Genetic tests are available today for more than 1000 diseases and counting. Individuals can use genetic testing to better identify and manage their risk of developing specific medical conditions before those conditions manifest themselves. For better or worse, such information may also have value to employers desiring to know whether an employee (or candidate) may be genetically inclined to ailments like carpel-tunnel syndrome or long-term illness from exposure to workplace toxins. However, given the fact that 84% of Americans mistrust their employers when it comes to having access to their genetic information, the data are not easy to use. To be sure, the controversy over genetic screening in the workplace is palpable and raises questions such as: Can (or should) genetic information be used in making employment decisions? What qualifies as sensitive “genetic information”? With what level of care must an employer handle genetic information already in its possession? 

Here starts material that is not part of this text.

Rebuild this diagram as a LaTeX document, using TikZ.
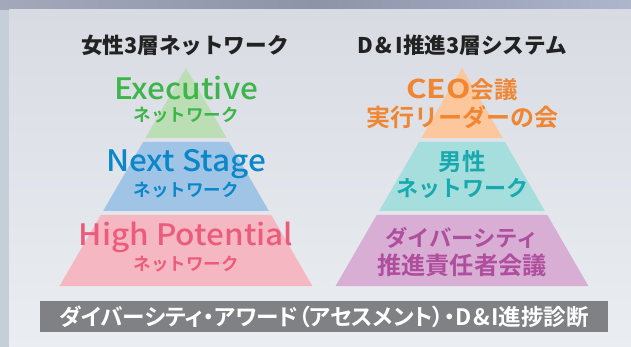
\documentclass[tikz,border=0pt]{standalone}
\usepackage{fontspec}
\newfontfamily\jp{Noto Sans CJK JP Medium}[FakeStretch=1.07]
\newfontfamily\jpb{Noto Sans CJK JP Bold}
\newfontfamily\jpk{Noto Sans CJK JP Black}
\newfontfamily\jpbp{Noto Sans CJK JP Bold}[RawFeature=+palt]
\usetikzlibrary{positioning}
\definecolor{gfill}{HTML}{BBDEB4}
\definecolor{gtext}{HTML}{3DB54A}
\definecolor{bfill}{HTML}{A0C4E6}
\definecolor{btext}{HTML}{0A87C9}
\definecolor{pfill}{HTML}{F5B8C2}
\definecolor{ptext}{HTML}{EC5B7C}
\definecolor{ofill}{HTML}{FCC79C}
\definecolor{otext}{HTML}{F08632}
\definecolor{tfill}{HTML}{A6DEDD}
\definecolor{ttext}{HTML}{17A9AE}
\definecolor{ufill}{HTML}{D8AED5}
\definecolor{utext}{HTML}{B04E9E}
\definecolor{barc}{HTML}{808185}
\definecolor{titlec}{HTML}{222222}
\definecolor{panelA}{HTML}{D8DBE2}
\definecolor{panelB}{HTML}{EAEDF1}
\definecolor{bandA}{HTML}{A3A9BB}
\definecolor{bandB}{HTML}{8E94A8}
\definecolor{bandC}{HTML}{AEB6CC}
\definecolor{sidec}{HTML}{C6CEDA}
\newcommand{\fs}[1]{\fontsize{#1}{#1}\selectfont}
\newcommand{\dandi}{D\kern1.5pt\&\kern1.5pt I}
\tikzset{
  big/.style={inner sep=0pt, font=\jp\fs{29.5}},
  small/.style={inner sep=0pt, font=\jpb\fs{17.5}},
  rtext/.style={inner sep=0pt, font=\jpb\fs{23.5}},
  title/.style={inner sep=0pt, text=titlec, font=\jpk\fs{21.6}},
}
\begin{document}
\begin{tikzpicture}[x=1pt,y=-1pt]
\useasboundingbox (0,0) rectangle (631,347);
% background
\fill[sidec] (0,0) rectangle (631,347);
\shade[left color=bandA, right color=bandC, middle color=bandB] (0,0) rectangle (631,10);
\shade[top color=panelA, bottom color=panelB] (9,10) rectangle (631,347);
% left pyramid
\fill[gfill] (186,68) -- (226.6,138) -- (145.4,138) -- cycle;
\fill[bfill] (143.1,142) -- (228.9,142) -- (268.9,211) -- (103.1,211) -- cycle;
\fill[pfill] (100.7,215) -- (271.3,215) -- (312.4,286) -- (59.6,286) -- cycle;
% right pyramid
\fill[ofill] (462,68) -- (502.6,138) -- (421.4,138) -- cycle;
\fill[tfill] (419.1,142) -- (504.9,142) -- (544.9,211) -- (379.1,211) -- cycle;
\fill[ufill] (376.7,215) -- (547.3,215) -- (588.4,286) -- (335.6,286) -- cycle;
% titles
\node[title] (t1) at (185,45) {女性3層ネットワーク};
\node[title] (t2) at (462,45) {D\kern3pt\&\kern3pt I推進3層システム};
% left texts
\node[big, text=gtext] (ex) at (186,88) {Executive};
\node[small, text=gtext] (exn) at (186,115) {ネットワーク};
\node[big, text=btext] (ns) at (186,164) {Next Stage};
\node[small, text=btext] (nsn) at (186,190) {ネットワーク};
\node[big, text=ptext] (hp) at (186,237) {High Potential};
\node[small, text=ptext] (hpn) at (186,264) {ネットワーク};
% right texts
\node[rtext, text=otext] (ceo) at (462,90) {\scalebox{1.35}[1.1]{CEO}会議};
\node[rtext, text=otext, font=\jpb\fs{24}] (jk) at (462,117) {実行リーダーの会};
\node[rtext, text=ttext] (ds) at (462,162) {男性};
\node[rtext, text=ttext, font=\jpb\fs{22}] (dsn) at (462,188) {ネットワーク};
\node[rtext, text=utext, font=\jpb\fs{22.3}] (dv) at (462,238) {ダイバーシティ};
\node[rtext, text=utext, font=\jpb\fs{24.2}] (sk) at (462,265) {推進責任者会議};
% bottom bar
\fill[barc] (40,301) rectangle (608,332);
\node[inner sep=0pt, text=white, font=\jpbp\fs{22.6}] (bar) at (324,317) {ダイバーシティ・アワード（アセスメント）・\dandi 進捗診断};
\end{tikzpicture}
\end{document}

While state law may resolve one or more of these questions in nearly 40 states, no federal legislation exists on the topic. That is likely to change soon. In April, the House passed the Genetic Information Nondiscrimination Act (“GINA”) of 2007 (H.R. 493) by a vote of 420-3, and the Senate is nearly certain to follow suit on its companion legislation (S. 358). With President Bush having already endorsed GINA, the debate is turning to what day-to-day effects GINA would have on the workplace. As it stands, GINA would: (1) prohibit employers from purposely acquiring genetic information about employees; (2) prohibit employers from making employment decisions based on an employee’s genetic information or use of genetic testing services; and (3) compel employers to treat genetic information in their possession as “health information” under HIPAA and the rules governing “confidential medical records” under the ADA.